>> START MATERIAL FOR THIS EXERCISE

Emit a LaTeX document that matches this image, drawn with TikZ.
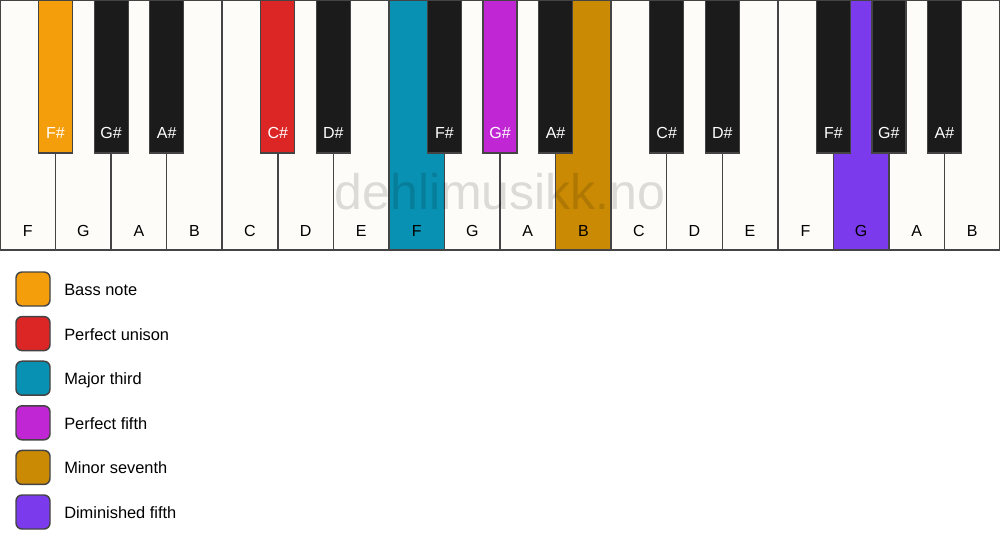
\documentclass[tikz,border=0pt]{standalone}
\usepackage{fontspec}
\setmainfont{Liberation Sans}

\definecolor{keywhite}{RGB}{253,252,249}
\definecolor{keyblack}{RGB}{27,27,27}
\definecolor{keyedge}{RGB}{68,68,68}
\definecolor{bassnote}{RGB}{245,158,11}
\definecolor{unison}{RGB}{220,38,38}
\definecolor{majthird}{RGB}{8,145,178}
\definecolor{perffifth}{RGB}{192,38,211}
\definecolor{minseventh}{RGB}{202,138,4}
\definecolor{dimfifth}{RGB}{124,58,237}

\tikzset{
  whitekey/.style={draw=keyedge, line width=1.1pt},
  blackkey/.style={draw=keyedge, line width=0.9pt},
  keylabel/.style={anchor=base, inner sep=0pt, font=\fontsize{12}{14}\selectfont},
  legendbox/.style={draw=keyedge, line width=1.1pt, rounded corners=4.5pt},
  legendtext/.style={anchor=base west, inner sep=0pt, font=\fontsize{12.3}{14}\selectfont},
  watermark/.style={text opacity=0.13, font=\fontsize{37.5}{40}\selectfont}
}

\begin{document}
\begin{tikzpicture}[x=0.75pt,y=0.75pt,yscale=-1,xscale=1]
\path[use as bounding box, fill=white] (0,0) rectangle (1000,550);

% white keys
\foreach \n/\c/\t [count=\i from 0] in {F/keywhite/black, G/keywhite/black, A/keywhite/black, B/keywhite/black,
    C/keywhite/black, D/keywhite/black, E/keywhite/black, F/majthird/black, G/keywhite/black, A/keywhite/black,
    B/minseventh/black, C/keywhite/black, D/keywhite/black, E/keywhite/black, F/keywhite/black, G/dimfifth/black,
    A/keywhite/black, B/keywhite/black}
{
  \draw[whitekey, fill=\c] (\i*55.556,0) rectangle ({(\i+1)*55.556},250);
  \node[keylabel, text=\t] (w\i) at ({\i*55.556+27.778},236) {\n};
}

% watermark
\node[watermark] (mark) at (500,192) {dehlimusikk.no};

% black keys
\foreach \n/\b/\c/\t in {F/1/bassnote/white, G/2/keyblack/white, A/3/keyblack/white, C/5/unison/white,
    D/6/keyblack/white, F/8/keyblack/white, G/9/perffifth/white, A/10/keyblack/white, C/12/keyblack/white,
    D/13/keyblack/white, F/15/keyblack/white, G/16/keyblack/white, A/17/keyblack/white}
{
  \draw[blackkey, fill=\c] ({\b*55.556-17},0) rectangle ({\b*55.556+17},153);
  \node[keylabel, text=\t] (b\b) at ({\b*55.556},138) {\n\#};
}

% legend
\foreach \c/\txt [count=\j from 0] in {bassnote/Bass note, unison/Perfect unison, majthird/Major third,
    perffifth/Perfect fifth, minseventh/Minor seventh, dimfifth/Diminished fifth}
{
  \draw[legendbox, fill=\c] (16,{272+\j*44.6}) rectangle (50,{306+\j*44.6});
  \node[legendtext] (leg\j) at (64,{295.5+\j*44.6}) {\txt};
}

\end{tikzpicture}
\end{document}
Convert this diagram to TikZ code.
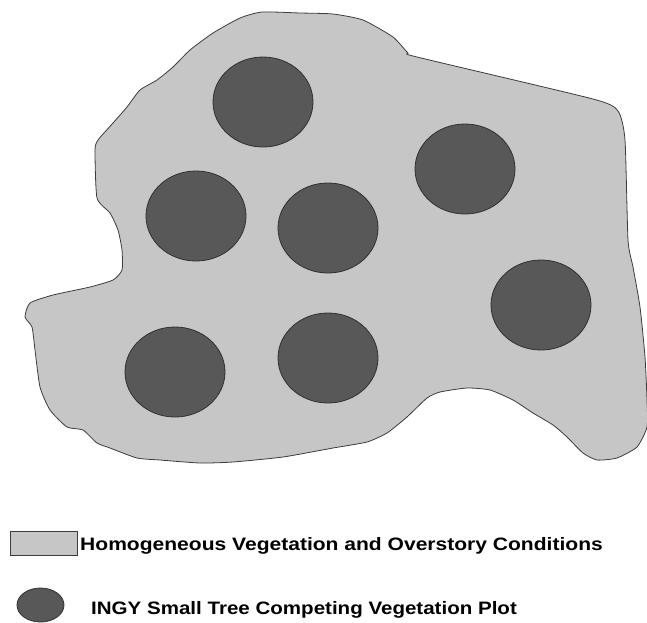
\documentclass[tikz,border=0pt]{standalone}
\usepackage{fontspec}
\setsansfont{Liberation Sans}
\usetikzlibrary{shapes.geometric}

\definecolor{standfill}{RGB}{198,198,198}
\definecolor{plotfill}{RGB}{88,88,88}
\definecolor{edgegray}{RGB}{60,60,60}

\newcommand{\keylabel}[2]{\scalebox{#1}[1]{#2}}

\begin{document}
\begin{tikzpicture}[
  x=1pt, y=-1pt,
  font=\sffamily\bfseries\fontsize{18}{21}\selectfont,
  stand/.style={fill=standfill, draw=edgegray, line width=0.8pt},
  plotcirc/.style={ellipse, fill=plotfill, draw=edgegray!80!black, line width=0.8pt,
    inner sep=0pt, minimum width=100pt, minimum height=90pt},
  keytext/.style={anchor=base west, inner sep=0pt, text=black}
]
\useasboundingbox (0,0) rectangle (647,622);

% homogeneous stand outline
\draw[stand] plot[smooth cycle, tension=0.35] coordinates {
  (262,12) (300,13) (333,14) (363,20) (393,37) (408,53) (417,57)
  (593,99) (618,111) (625,140) (628,240) (633,267) (640,307) (645,357)
  (647,400) (647,427) (637,447) (617,458) (597,460) (583,453) (567,437)
  (553,425) (533,413) (513,400) (490,390) (467,388) (440,392) (427,398)
  (407,417) (387,433) (367,442) (333,448) (283,457) (233,462) (200,463)
  (160,460) (137,458) (110,448) (97,443) (83,430) (67,427) (50,410)
  (40,387) (35,350) (32,327) (25,317) (30,303) (53,295) (90,287)
  (113,280) (122,270) (122,250) (118,230) (110,213) (97,198) (95,150)
  (98,140) (113,123) (127,107) (140,90) (157,80) (173,67) (190,50)
  (213,33) (240,18)};

% competing vegetation plots
\node[plotcirc] (plotA) at (263,102) {};
\node[plotcirc] (plotB) at (196,216) {};
\node[plotcirc] (plotC) at (328,228) {};
\node[plotcirc] (plotD) at (465,169) {};
\node[plotcirc] (plotE) at (541,305) {};
\node[plotcirc] (plotF) at (175,372) {};
\node[plotcirc] (plotG) at (328,358) {};

% legend
\node[draw=edgegray, fill=standfill, line width=0.8pt, minimum width=67pt, minimum height=24pt,
  inner sep=0pt] (keystand) at (43.5,543) {};
\node[keytext] (keystandtxt) at (80,550) {\keylabel{1.169}{Homogeneous Vegetation and Overstory Conditions}};
\node[plotcirc, minimum width=47pt, minimum height=34pt] (keyplot) at (40.5,605) {};
\node[keytext] (keyplottxt) at (91,614) {\keylabel{1.141}{INGY Small Tree Competing Vegetation Plot}};
\end{tikzpicture}
\end{document}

>> END MATERIAL FOR THIS EXERCISE

**EXERCISE DIRECTIONS**
All of the entries above should be copied exactly, except for the pictures.

**EXERCISE RESULT**
Emit a LaTeX document that matches this image, drawn with TikZ.
\documentclass[tikz,border=0pt]{standalone}
\usepackage{fontspec}
\setmainfont{Liberation Sans}

\definecolor{keywhite}{RGB}{253,252,249}
\definecolor{keyblack}{RGB}{27,27,27}
\definecolor{keyedge}{RGB}{68,68,68}
\definecolor{bassnote}{RGB}{245,158,11}
\definecolor{unison}{RGB}{220,38,38}
\definecolor{majthird}{RGB}{8,145,178}
\definecolor{perffifth}{RGB}{192,38,211}
\definecolor{minseventh}{RGB}{202,138,4}
\definecolor{dimfifth}{RGB}{124,58,237}

\tikzset{
  whitekey/.style={draw=keyedge, line width=1.1pt},
  blackkey/.style={draw=keyedge, line width=0.9pt},
  keylabel/.style={anchor=base, inner sep=0pt, font=\fontsize{12}{14}\selectfont},
  legendbox/.style={draw=keyedge, line width=1.1pt, rounded corners=4.5pt},
  legendtext/.style={anchor=base west, inner sep=0pt, font=\fontsize{12.3}{14}\selectfont},
  watermark/.style={text opacity=0.13, font=\fontsize{37.5}{40}\selectfont}
}

\begin{document}
\begin{tikzpicture}[x=0.75pt,y=0.75pt,yscale=-1,xscale=1]
\path[use as bounding box, fill=white] (0,0) rectangle (1000,550);

% white keys
\foreach \n/\c/\t [count=\i from 0] in {F/keywhite/black, G/keywhite/black, A/keywhite/black, B/keywhite/black,
    C/keywhite/black, D/keywhite/black, E/keywhite/black, F/majthird/black, G/keywhite/black, A/keywhite/black,
    B/minseventh/black, C/keywhite/black, D/keywhite/black, E/keywhite/black, F/keywhite/black, G/dimfifth/black,
    A/keywhite/black, B/keywhite/black}
{
  \draw[whitekey, fill=\c] (\i*55.556,0) rectangle ({(\i+1)*55.556},250);
  \node[keylabel, text=\t] (w\i) at ({\i*55.556+27.778},236) {\n};
}

% watermark
\node[watermark] (mark) at (500,192) {dehlimusikk.no};

% black keys
\foreach \n/\b/\c/\t in {F/1/bassnote/white, G/2/keyblack/white, A/3/keyblack/white, C/5/unison/white,
    D/6/keyblack/white, F/8/keyblack/white, G/9/perffifth/white, A/10/keyblack/white, C/12/keyblack/white,
    D/13/keyblack/white, F/15/keyblack/white, G/16/keyblack/white, A/17/keyblack/white}
{
  \draw[blackkey, fill=\c] ({\b*55.556-17},0) rectangle ({\b*55.556+17},153);
  \node[keylabel, text=\t] (b\b) at ({\b*55.556},138) {\n\#};
}

% legend
\foreach \c/\txt [count=\j from 0] in {bassnote/Bass note, unison/Perfect unison, majthird/Major third,
    perffifth/Perfect fifth, minseventh/Minor seventh, dimfifth/Diminished fifth}
{
  \draw[legendbox, fill=\c] (16,{272+\j*44.6}) rectangle (50,{306+\j*44.6});
  \node[legendtext] (leg\j) at (64,{295.5+\j*44.6}) {\txt};
}

\end{tikzpicture}
\end{document}
Convert this diagram to TikZ code.
\documentclass[tikz,border=0pt]{standalone}
\usepackage{fontspec}
\setsansfont{Liberation Sans}
\usetikzlibrary{shapes.geometric}

\definecolor{standfill}{RGB}{198,198,198}
\definecolor{plotfill}{RGB}{88,88,88}
\definecolor{edgegray}{RGB}{60,60,60}

\newcommand{\keylabel}[2]{\scalebox{#1}[1]{#2}}

\begin{document}
\begin{tikzpicture}[
  x=1pt, y=-1pt,
  font=\sffamily\bfseries\fontsize{18}{21}\selectfont,
  stand/.style={fill=standfill, draw=edgegray, line width=0.8pt},
  plotcirc/.style={ellipse, fill=plotfill, draw=edgegray!80!black, line width=0.8pt,
    inner sep=0pt, minimum width=100pt, minimum height=90pt},
  keytext/.style={anchor=base west, inner sep=0pt, text=black}
]
\useasboundingbox (0,0) rectangle (647,622);

% homogeneous stand outline
\draw[stand] plot[smooth cycle, tension=0.35] coordinates {
  (262,12) (300,13) (333,14) (363,20) (393,37) (408,53) (417,57)
  (593,99) (618,111) (625,140) (628,240) (633,267) (640,307) (645,357)
  (647,400) (647,427) (637,447) (617,458) (597,460) (583,453) (567,437)
  (553,425) (533,413) (513,400) (490,390) (467,388) (440,392) (427,398)
  (407,417) (387,433) (367,442) (333,448) (283,457) (233,462) (200,463)
  (160,460) (137,458) (110,448) (97,443) (83,430) (67,427) (50,410)
  (40,387) (35,350) (32,327) (25,317) (30,303) (53,295) (90,287)
  (113,280) (122,270) (122,250) (118,230) (110,213) (97,198) (95,150)
  (98,140) (113,123) (127,107) (140,90) (157,80) (173,67) (190,50)
  (213,33) (240,18)};

% competing vegetation plots
\node[plotcirc] (plotA) at (263,102) {};
\node[plotcirc] (plotB) at (196,216) {};
\node[plotcirc] (plotC) at (328,228) {};
\node[plotcirc] (plotD) at (465,169) {};
\node[plotcirc] (plotE) at (541,305) {};
\node[plotcirc] (plotF) at (175,372) {};
\node[plotcirc] (plotG) at (328,358) {};

% legend
\node[draw=edgegray, fill=standfill, line width=0.8pt, minimum width=67pt, minimum height=24pt,
  inner sep=0pt] (keystand) at (43.5,543) {};
\node[keytext] (keystandtxt) at (80,550) {\keylabel{1.169}{Homogeneous Vegetation and Overstory Conditions}};
\node[plotcirc, minimum width=47pt, minimum height=34pt] (keyplot) at (40.5,605) {};
\node[keytext] (keyplottxt) at (91,614) {\keylabel{1.141}{INGY Small Tree Competing Vegetation Plot}};
\end{tikzpicture}
\end{document}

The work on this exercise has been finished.